Bij uitspraak van 7 november 2024 heeft de rechtbank Noord-Nederland geoordeeld dat
artikel 1, onderdeel b, van het Besluit BIR zoals dat luidde van 1 januari 2022 tot 1 januari 2024 onverbindend moet worden verklaard.1 De onverbindendverklaring betrof het hogere belastingrentepercentage (van 8 procent)
voor de vennootschapsbelasting en enige andere middelen. Met toepassing van artikel 28, derde lid, AWR is namens mij op 18 december 2024 beroep in cassatie tegen deze uitspraak ingesteld.
Een groot aantal bezwaren met eenzelfde rechtsvraag is ingediend tegen het belastingrentepercentage
dat vanaf 1 oktober 2020 voor de vennootschapsbelasting in rekening is gebracht. Met
ingang van 15 februari 2025 heb ik deze bezwaren aangewezen als massaal bezwaar (besluit
van 7 februari 2025, nr. 2025-3886, Stcrt. 2025, 5793).

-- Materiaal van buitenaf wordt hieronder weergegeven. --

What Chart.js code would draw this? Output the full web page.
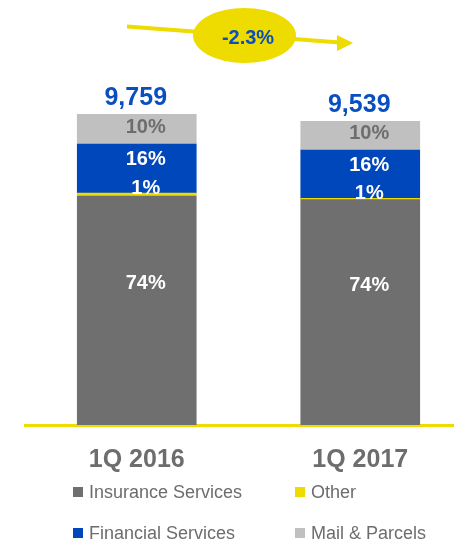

De uitspraak van de rechtbank Noord-Nederland ziet op het belastingpercentage voor
de vennootschapsbelasting en enige andere middelen. Sindsdien is ook een groot aantal
bezwaren ingediend tegen het belastingpercentage dat vanaf 1 oktober 2020 in rekening
werd gebracht voor de inkomstenbelasting en enige overige middelen. Met het oog op
een efficiënte en eenduidige afdoening geef ik daarom ook voor deze bezwaren een aanwijzing
massaal bezwaar. Deze aanwijzing draagt bij aan de vermindering van administratieve
lasten voor de Belastingdienst en bevordert bovendien de rechtseenheid. Onder deze
aanwijzing vallen de bezwaren die betrekking hebben op de hierna in onderdeel 2 vermelde rechtsvragen.
Het aantal bezwaren tegen de in rekening gebrachte belastingrente voor de overige
middelen is op dit moment nog beperkt. Aangezien het antwoord op de in onderdeel 2 vermelde rechtsvragen echter rechtstreeks geldt voor de belastingrente die voor deze
middelen in rekening wordt gebracht, is deze aanwijzing ook van toepassing op eventuele
bezwaren tegen die belastingrente.
Met ingang van 1 januari 2024 is de systematiek gewijzigd aan de hand waarvan het
geldende belastingrentepercentage wordt bepaald.2 Deze wijziging houdt in dat het belastingrentepercentage voor de inkomstenbelasting
en enige overige middelen niet langer rechtstreeks is gekoppeld aan de wettelijke
rente op niet-handelstransacties, maar voor alle middelen aan de ECB-rente op basisherfinancieringstransacties.
De wijziging van de systematiek aan de hand waarvan het geldende belastingrentepercentage
wordt bepaald, is geen reden om deze aanwijzing niet van toepassing te laten zijn
op de met ingang van 1 januari 2024 in rekening gebrachte belastingrente voor de bovengenoemde
middelen. Wel kan deze wijziging van de systematiek een reden zijn om één of meer
andere proefprocedures te selecteren. In dat geval, en mede afhankelijk van het arrest
in de reeds lopende cassatieprocedure tegen de genoemde uitspraak van de rechtbank
Noord-Nederland, kunnen meerdere collectieve uitspraken op bezwaar worden gedaan.
Onder andere vanwege deze omstandigheden kan de eerder afgegeven aanwijzing massaal
bezwaar voor bezwaren tegen het belastingrentepercentage dat vanaf 1 oktober 2020
voor de vennootschapsbelasting en enige andere middelen in rekening is gebracht niet
tevens gelden voor de bezwaren tegen de vanaf 1 oktober 2020 in rekening gebrachte
belastingrente voor de inkomstenbelasting en enige overige middelen.